Reform proposals usually follow five main routes:
- Expansion of permanent seats: adding states such as Brazil, Germany, India, Japan, or African representatives as permanent members.
- Expansion of elected seats: increasing the number of non-permanent members while preserving the existing permanent category.
- Longer-term elected seats: creating a new category of members elected for longer or renewable terms.
- Veto restraint: limiting veto use in cases involving mass atrocities, genocide, or a permanent member’s own conduct.
- Working-method reform: increasing transparency, consultations with affected states, penholder diversity, and accountability to the General Assembly.
Each model solves one problem while creating another. Adding permanent seats may improve representation, but it can make the Council larger and harder to coordinate. Adding elected seats improves participation, but it leaves the veto untouched. Restricting the veto could reduce paralysis in severe crises, but permanent members have little incentive to weaken their own privilege. Working-method reforms are easier to adopt. Procedural reforms improve Council practice without changing the basic distribution of power.
Why Reform Is Difficult
The main obstacle to formal Council reform is the Charter amendment rule. Reforming the Council’s composition or the veto would require broad UN support and ratification by all five permanent members. In effect, the veto protects the system that created the veto.

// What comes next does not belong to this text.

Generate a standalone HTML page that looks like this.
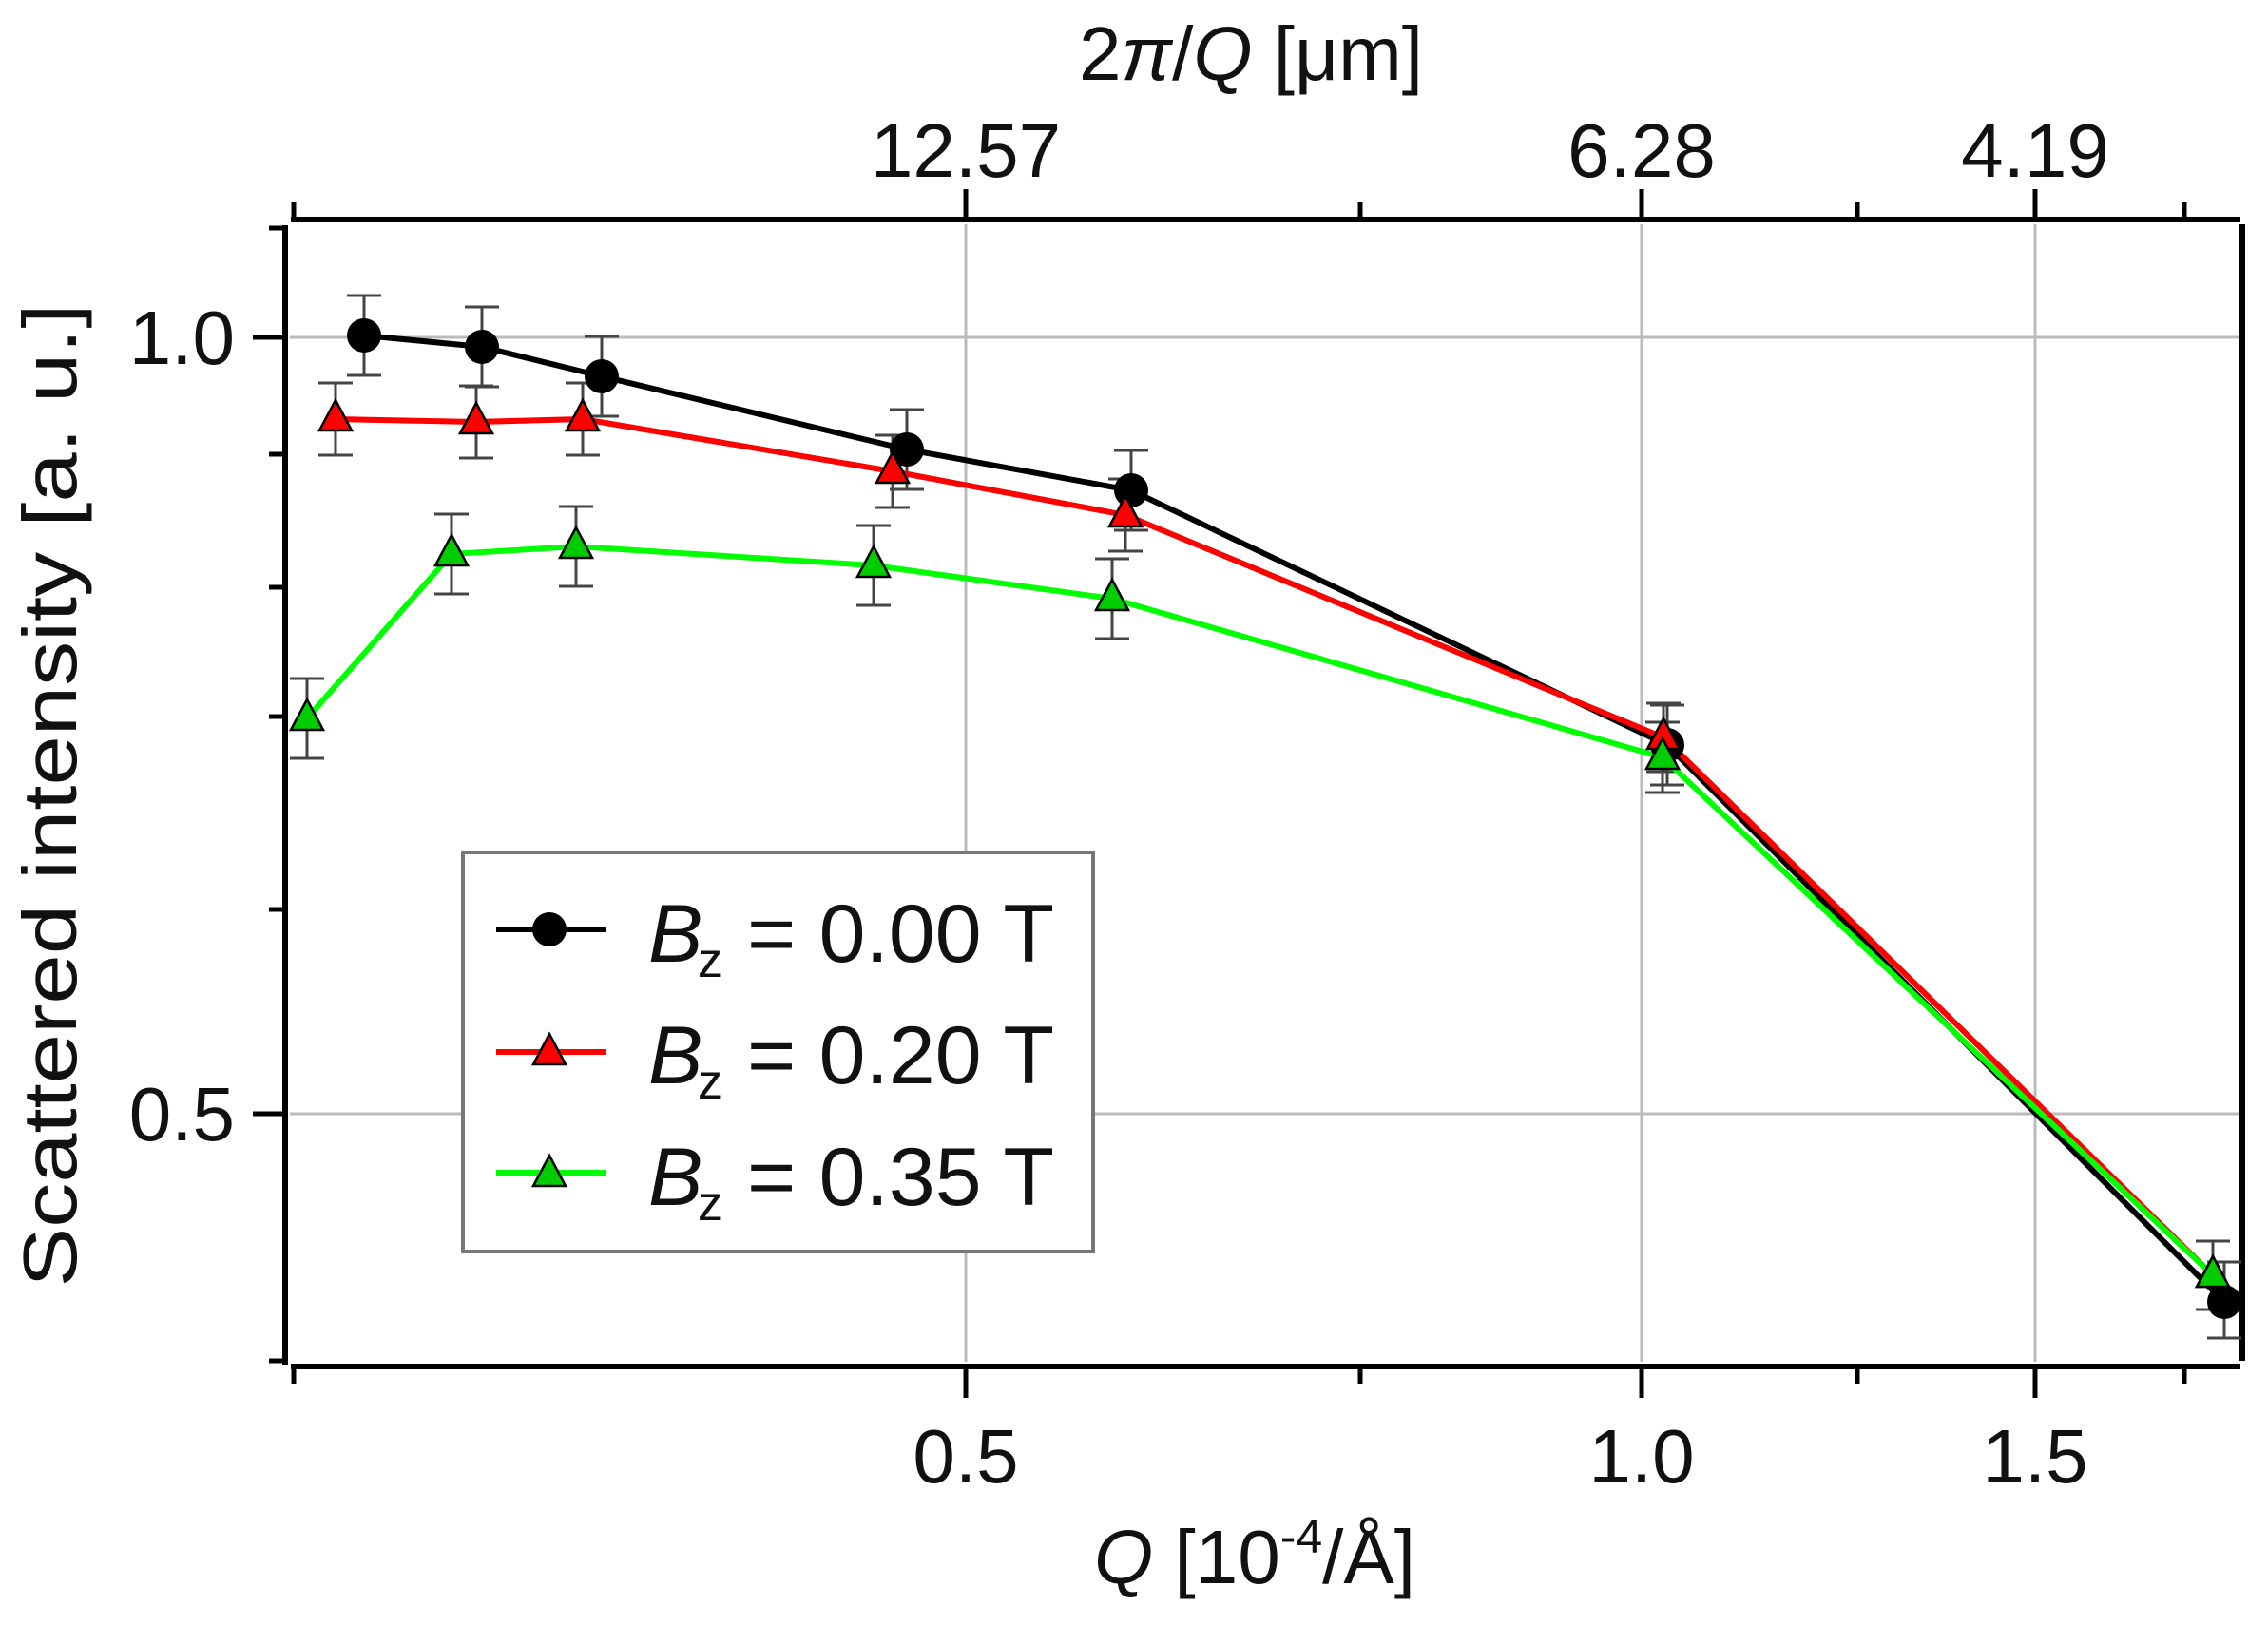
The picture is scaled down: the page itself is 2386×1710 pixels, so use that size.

States disagree among themselves as well. Some support new permanent seats for major regional powers. Others fear that adding permanent members would create new inequalities in their own regions. African states have demanded stronger representation, but the exact allocation of seats and veto rights remains politically difficult. Smaller and medium-sized states often prefer elected or longer-term seats because those models avoid creating another closed club.
Among UN members, there is also disagreement over what would make the Council legitimate. For some states, legitimacy means ensuring that the body has regional and demographic balance. For others, it means ensuring that the Council can still make effective decisions. A third group focuses on limiting the veto, making sanctions more accountable or ensuring that the Council listens to states affected by its decisions. These reform goals can conflict. A larger Council may be more representative but slower. A smaller Council may act faster but appear less legitimate.
For this reason, reform advances more often through working methods than through Charter change. The Council can hold more open debates and involve civil society. The Council can improve sanctions procedures, invite briefers, publish more information and share penholder roles. Working-method changes improve transparency without answering the central political question: who has the right to block collective action?
Conclusion
The UN Security Council is powerful because it links international law, diplomatic authority and great-power consent. Security Council resolutions can bind states. Council decisions can shape the handling of war, sanctions, peacekeeping and international security crises as well. At the same time, its structure preserves the hierarchy of 1945. Five permanent members hold a veto that can prevent action even when most of the Council and much of the wider UN membership favor it.
The veto keeps major powers inside the UN system while allowing them to make collective action selective. Reform could make the Council more representative, transparent, or restrained, but the deepest reforms require consent from the states that benefit most from the current rules. The Security Council remains relevant because no other UN body has the same authority. It remains contested, however, because that authority is exercised unequally through great-power politics.